▸ Given task:
Your task is to filter the data below down to the lines holding "image".

** start Dataset entries **

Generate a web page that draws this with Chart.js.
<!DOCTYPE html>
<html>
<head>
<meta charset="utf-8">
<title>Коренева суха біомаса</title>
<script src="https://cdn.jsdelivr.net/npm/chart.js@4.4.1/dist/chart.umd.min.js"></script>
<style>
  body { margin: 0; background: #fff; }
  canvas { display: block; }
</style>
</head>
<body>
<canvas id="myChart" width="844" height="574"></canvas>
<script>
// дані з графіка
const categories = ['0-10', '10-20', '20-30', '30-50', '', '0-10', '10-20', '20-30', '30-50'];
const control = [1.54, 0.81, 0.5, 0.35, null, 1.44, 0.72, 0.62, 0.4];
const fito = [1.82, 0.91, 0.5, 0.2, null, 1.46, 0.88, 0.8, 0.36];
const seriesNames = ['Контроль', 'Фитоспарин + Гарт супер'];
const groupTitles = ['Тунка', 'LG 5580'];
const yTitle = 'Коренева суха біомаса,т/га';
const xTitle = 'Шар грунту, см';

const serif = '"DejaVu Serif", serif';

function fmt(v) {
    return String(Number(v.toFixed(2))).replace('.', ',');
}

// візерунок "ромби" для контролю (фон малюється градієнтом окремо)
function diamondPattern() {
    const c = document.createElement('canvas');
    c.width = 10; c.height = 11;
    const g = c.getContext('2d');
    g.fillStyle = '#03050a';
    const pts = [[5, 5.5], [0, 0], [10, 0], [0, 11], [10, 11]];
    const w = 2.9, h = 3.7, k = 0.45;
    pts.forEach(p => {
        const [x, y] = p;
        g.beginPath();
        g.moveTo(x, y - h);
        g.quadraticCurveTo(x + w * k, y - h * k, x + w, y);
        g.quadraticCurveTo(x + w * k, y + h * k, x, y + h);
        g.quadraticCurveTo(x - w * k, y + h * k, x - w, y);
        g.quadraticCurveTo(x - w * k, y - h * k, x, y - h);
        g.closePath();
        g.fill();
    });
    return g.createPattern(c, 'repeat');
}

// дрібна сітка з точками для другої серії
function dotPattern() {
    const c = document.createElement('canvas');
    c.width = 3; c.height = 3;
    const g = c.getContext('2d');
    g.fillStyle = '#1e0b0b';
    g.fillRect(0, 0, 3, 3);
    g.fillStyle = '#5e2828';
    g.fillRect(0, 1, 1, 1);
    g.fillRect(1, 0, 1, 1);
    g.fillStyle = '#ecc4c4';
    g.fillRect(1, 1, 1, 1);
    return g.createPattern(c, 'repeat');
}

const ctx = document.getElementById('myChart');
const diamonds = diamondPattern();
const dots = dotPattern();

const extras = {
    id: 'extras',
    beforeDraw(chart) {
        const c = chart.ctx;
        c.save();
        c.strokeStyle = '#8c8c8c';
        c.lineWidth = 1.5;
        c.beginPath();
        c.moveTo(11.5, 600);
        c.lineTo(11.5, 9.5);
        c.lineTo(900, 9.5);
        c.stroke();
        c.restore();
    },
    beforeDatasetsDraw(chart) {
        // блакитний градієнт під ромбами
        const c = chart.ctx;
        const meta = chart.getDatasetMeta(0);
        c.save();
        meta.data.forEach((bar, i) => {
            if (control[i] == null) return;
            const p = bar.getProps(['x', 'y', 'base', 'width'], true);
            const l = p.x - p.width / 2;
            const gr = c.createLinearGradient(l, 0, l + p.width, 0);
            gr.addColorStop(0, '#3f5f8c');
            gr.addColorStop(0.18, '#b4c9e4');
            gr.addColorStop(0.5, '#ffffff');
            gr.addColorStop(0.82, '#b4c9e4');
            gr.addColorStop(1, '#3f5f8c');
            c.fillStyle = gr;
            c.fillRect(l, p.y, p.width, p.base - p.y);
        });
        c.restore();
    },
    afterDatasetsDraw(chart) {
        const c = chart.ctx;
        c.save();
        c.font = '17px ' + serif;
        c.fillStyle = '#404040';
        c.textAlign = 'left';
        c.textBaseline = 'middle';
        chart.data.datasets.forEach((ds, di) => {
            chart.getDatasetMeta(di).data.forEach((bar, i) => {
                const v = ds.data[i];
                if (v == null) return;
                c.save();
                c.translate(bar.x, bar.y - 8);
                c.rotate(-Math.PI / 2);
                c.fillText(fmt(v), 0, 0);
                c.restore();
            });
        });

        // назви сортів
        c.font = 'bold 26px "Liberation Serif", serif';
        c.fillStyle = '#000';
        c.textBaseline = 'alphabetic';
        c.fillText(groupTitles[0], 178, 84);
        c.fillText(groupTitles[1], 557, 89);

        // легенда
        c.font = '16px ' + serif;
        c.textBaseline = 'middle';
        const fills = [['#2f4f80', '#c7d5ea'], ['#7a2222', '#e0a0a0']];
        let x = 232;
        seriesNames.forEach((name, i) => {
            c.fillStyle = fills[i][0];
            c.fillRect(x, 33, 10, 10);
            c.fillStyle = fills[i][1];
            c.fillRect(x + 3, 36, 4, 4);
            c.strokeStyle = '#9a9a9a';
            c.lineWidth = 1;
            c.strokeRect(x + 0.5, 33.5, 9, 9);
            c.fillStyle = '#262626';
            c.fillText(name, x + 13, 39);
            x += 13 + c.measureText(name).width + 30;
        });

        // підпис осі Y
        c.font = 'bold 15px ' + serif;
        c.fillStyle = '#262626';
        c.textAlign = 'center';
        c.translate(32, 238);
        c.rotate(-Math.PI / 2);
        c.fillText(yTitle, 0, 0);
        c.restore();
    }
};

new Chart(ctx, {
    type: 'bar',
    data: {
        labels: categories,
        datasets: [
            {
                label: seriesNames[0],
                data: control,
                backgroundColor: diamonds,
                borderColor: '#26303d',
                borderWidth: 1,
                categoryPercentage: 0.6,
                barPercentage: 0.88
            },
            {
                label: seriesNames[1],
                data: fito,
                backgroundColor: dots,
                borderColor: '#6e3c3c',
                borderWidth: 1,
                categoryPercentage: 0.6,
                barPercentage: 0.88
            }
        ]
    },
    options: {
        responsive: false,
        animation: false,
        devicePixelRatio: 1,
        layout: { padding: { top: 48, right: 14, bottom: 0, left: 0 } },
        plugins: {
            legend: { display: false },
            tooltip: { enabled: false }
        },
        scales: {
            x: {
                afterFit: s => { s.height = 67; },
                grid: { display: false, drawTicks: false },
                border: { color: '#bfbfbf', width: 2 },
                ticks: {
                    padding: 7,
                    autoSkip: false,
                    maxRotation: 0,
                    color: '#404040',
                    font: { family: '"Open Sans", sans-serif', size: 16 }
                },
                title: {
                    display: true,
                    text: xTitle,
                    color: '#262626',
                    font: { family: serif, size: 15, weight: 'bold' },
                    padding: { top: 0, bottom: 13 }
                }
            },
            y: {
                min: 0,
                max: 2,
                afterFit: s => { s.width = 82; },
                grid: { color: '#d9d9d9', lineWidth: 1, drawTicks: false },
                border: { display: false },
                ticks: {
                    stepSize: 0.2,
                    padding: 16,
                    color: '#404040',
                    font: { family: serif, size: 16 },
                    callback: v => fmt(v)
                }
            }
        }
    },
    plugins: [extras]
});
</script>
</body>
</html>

** end Dataset entries **
** start Dataset entries **

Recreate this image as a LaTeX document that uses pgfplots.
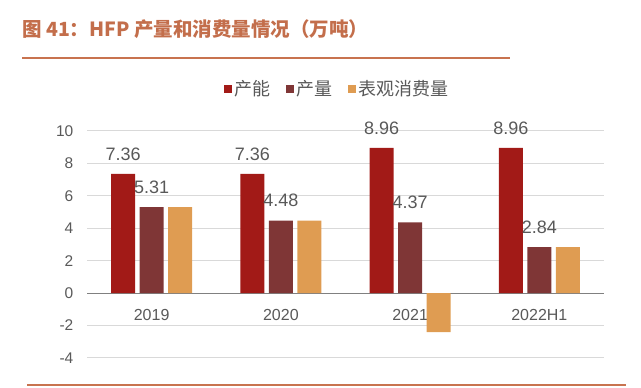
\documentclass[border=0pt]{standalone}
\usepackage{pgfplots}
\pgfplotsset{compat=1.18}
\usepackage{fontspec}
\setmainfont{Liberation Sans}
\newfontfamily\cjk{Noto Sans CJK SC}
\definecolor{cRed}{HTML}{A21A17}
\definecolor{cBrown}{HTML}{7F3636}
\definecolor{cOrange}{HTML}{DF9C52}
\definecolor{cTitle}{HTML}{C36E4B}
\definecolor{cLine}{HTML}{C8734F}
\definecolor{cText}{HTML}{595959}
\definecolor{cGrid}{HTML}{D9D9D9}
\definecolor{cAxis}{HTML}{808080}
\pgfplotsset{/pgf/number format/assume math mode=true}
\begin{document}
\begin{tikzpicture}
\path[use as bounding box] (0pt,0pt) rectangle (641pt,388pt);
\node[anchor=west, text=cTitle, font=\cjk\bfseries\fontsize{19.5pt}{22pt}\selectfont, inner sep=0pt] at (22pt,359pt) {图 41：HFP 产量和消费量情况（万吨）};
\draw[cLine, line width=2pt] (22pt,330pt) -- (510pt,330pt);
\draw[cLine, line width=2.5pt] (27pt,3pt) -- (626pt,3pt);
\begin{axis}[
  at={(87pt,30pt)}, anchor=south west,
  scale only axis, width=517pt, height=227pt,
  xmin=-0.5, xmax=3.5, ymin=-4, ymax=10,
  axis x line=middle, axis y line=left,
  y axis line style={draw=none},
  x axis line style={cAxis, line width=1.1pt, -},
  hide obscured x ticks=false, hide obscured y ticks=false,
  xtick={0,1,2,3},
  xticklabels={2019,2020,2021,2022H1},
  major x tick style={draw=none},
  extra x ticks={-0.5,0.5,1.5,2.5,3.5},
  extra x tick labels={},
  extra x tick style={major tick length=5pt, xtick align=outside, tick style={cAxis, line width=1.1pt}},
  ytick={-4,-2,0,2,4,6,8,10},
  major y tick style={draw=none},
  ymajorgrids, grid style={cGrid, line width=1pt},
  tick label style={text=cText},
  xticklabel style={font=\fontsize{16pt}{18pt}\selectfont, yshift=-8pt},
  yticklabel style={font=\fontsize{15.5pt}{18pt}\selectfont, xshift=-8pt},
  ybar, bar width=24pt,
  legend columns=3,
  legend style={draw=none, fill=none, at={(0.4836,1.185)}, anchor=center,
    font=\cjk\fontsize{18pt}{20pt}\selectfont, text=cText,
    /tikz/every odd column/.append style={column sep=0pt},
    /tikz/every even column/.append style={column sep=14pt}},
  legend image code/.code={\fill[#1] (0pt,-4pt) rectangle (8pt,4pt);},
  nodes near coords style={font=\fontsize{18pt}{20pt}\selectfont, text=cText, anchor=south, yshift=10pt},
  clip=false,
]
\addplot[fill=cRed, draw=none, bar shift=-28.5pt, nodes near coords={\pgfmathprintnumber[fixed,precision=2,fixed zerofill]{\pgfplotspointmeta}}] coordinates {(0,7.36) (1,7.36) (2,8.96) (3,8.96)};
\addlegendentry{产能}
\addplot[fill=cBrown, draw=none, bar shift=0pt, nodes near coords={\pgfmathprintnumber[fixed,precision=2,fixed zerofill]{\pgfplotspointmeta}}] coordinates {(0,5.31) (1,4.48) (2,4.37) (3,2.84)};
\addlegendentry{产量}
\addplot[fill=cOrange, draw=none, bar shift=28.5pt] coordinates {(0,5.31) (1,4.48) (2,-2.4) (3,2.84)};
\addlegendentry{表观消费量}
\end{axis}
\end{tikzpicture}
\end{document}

** end Dataset entries **

▸ Finished exercise:
Recreate this image as a LaTeX document that uses pgfplots.
  legend image code/.code={\fill[#1] (0pt,-4pt) rectangle (8pt,4pt);},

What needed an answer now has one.